Starting at the top of the listing, extract every line up to and including the one with "i in range(7)]". Pictures stay out of the copy.

## START DATA BLOCK

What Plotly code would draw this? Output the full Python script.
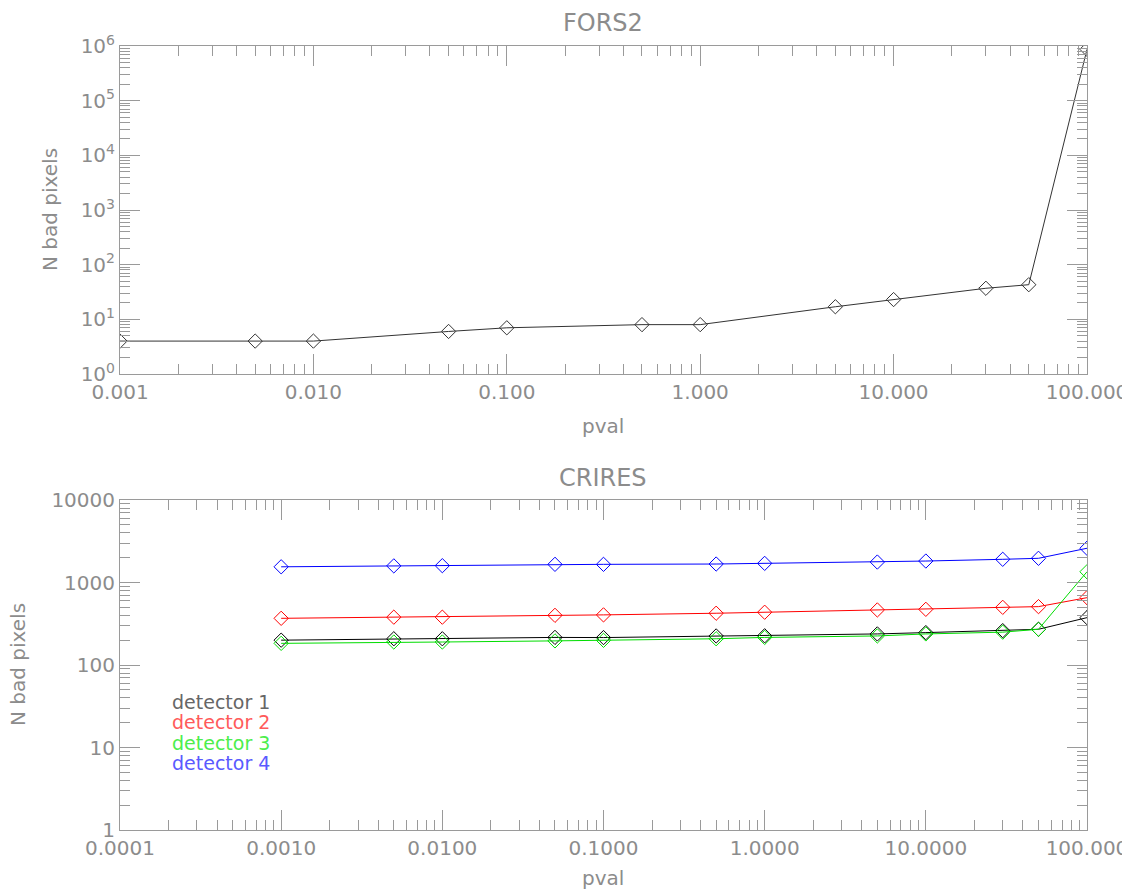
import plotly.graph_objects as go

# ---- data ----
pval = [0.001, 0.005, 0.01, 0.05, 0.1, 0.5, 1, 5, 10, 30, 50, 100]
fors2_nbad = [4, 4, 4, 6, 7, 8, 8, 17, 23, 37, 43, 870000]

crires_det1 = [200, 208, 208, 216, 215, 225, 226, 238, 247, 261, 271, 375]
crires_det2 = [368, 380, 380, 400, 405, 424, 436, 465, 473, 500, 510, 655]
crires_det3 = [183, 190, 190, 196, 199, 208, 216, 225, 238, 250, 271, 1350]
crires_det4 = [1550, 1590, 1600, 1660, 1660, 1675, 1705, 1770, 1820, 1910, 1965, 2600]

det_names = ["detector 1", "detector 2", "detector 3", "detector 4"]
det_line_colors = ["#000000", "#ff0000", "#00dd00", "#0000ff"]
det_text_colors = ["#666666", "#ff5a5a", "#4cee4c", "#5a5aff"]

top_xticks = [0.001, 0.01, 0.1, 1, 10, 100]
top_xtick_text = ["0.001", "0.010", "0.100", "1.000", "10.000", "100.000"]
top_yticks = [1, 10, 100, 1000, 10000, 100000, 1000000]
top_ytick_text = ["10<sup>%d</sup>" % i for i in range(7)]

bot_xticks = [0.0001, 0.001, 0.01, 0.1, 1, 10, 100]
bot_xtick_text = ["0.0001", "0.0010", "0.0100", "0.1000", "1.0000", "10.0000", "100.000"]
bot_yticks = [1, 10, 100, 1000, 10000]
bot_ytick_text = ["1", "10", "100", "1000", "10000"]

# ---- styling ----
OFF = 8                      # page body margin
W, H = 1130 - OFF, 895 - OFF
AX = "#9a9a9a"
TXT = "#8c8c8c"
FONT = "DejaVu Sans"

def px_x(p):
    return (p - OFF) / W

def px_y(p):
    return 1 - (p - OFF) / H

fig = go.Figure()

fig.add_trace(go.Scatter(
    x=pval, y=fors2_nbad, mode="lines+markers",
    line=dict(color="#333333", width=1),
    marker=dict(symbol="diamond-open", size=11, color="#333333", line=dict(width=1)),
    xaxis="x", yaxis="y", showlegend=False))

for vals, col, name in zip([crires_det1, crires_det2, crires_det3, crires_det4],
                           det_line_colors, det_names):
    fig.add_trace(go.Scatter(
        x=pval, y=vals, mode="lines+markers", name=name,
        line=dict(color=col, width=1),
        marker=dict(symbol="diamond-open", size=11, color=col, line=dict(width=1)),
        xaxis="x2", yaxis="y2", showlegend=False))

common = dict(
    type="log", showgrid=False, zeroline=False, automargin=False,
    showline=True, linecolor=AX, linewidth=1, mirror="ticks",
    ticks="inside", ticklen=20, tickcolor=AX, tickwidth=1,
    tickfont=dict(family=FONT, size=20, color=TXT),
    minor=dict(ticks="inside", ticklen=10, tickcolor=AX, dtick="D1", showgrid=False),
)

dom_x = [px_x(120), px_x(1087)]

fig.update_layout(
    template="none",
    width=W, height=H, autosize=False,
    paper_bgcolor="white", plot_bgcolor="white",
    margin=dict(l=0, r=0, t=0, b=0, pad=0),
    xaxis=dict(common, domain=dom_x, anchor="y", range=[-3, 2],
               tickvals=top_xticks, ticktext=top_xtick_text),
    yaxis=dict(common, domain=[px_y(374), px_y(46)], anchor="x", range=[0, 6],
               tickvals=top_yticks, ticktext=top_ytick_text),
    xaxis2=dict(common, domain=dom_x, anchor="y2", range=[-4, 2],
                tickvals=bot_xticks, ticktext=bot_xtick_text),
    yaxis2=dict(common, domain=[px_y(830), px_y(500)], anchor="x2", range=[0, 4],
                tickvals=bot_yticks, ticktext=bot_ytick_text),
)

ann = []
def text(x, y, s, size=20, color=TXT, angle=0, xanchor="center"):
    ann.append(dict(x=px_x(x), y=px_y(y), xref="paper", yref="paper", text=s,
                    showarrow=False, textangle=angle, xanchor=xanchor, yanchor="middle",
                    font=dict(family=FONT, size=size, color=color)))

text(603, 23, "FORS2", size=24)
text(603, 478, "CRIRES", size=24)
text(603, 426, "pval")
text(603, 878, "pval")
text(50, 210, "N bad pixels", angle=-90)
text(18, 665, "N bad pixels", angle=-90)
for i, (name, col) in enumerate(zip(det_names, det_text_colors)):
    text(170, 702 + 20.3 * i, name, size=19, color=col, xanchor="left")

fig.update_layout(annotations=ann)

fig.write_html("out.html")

## END DATA BLOCK

[FINAL RESULT]:
What Plotly code would draw this? Output the full Python script.
import plotly.graph_objects as go

# ---- data ----
pval = [0.001, 0.005, 0.01, 0.05, 0.1, 0.5, 1, 5, 10, 30, 50, 100]
fors2_nbad = [4, 4, 4, 6, 7, 8, 8, 17, 23, 37, 43, 870000]

crires_det1 = [200, 208, 208, 216, 215, 225, 226, 238, 247, 261, 271, 375]
crires_det2 = [368, 380, 380, 400, 405, 424, 436, 465, 473, 500, 510, 655]
crires_det3 = [183, 190, 190, 196, 199, 208, 216, 225, 238, 250, 271, 1350]
crires_det4 = [1550, 1590, 1600, 1660, 1660, 1675, 1705, 1770, 1820, 1910, 1965, 2600]

det_names = ["detector 1", "detector 2", "detector 3", "detector 4"]
det_line_colors = ["#000000", "#ff0000", "#00dd00", "#0000ff"]
det_text_colors = ["#666666", "#ff5a5a", "#4cee4c", "#5a5aff"]

top_xticks = [0.001, 0.01, 0.1, 1, 10, 100]
top_xtick_text = ["0.001", "0.010", "0.100", "1.000", "10.000", "100.000"]
top_yticks = [1, 10, 100, 1000, 10000, 100000, 1000000]
top_ytick_text = ["10<sup>%d</sup>" % i for i in range(7)]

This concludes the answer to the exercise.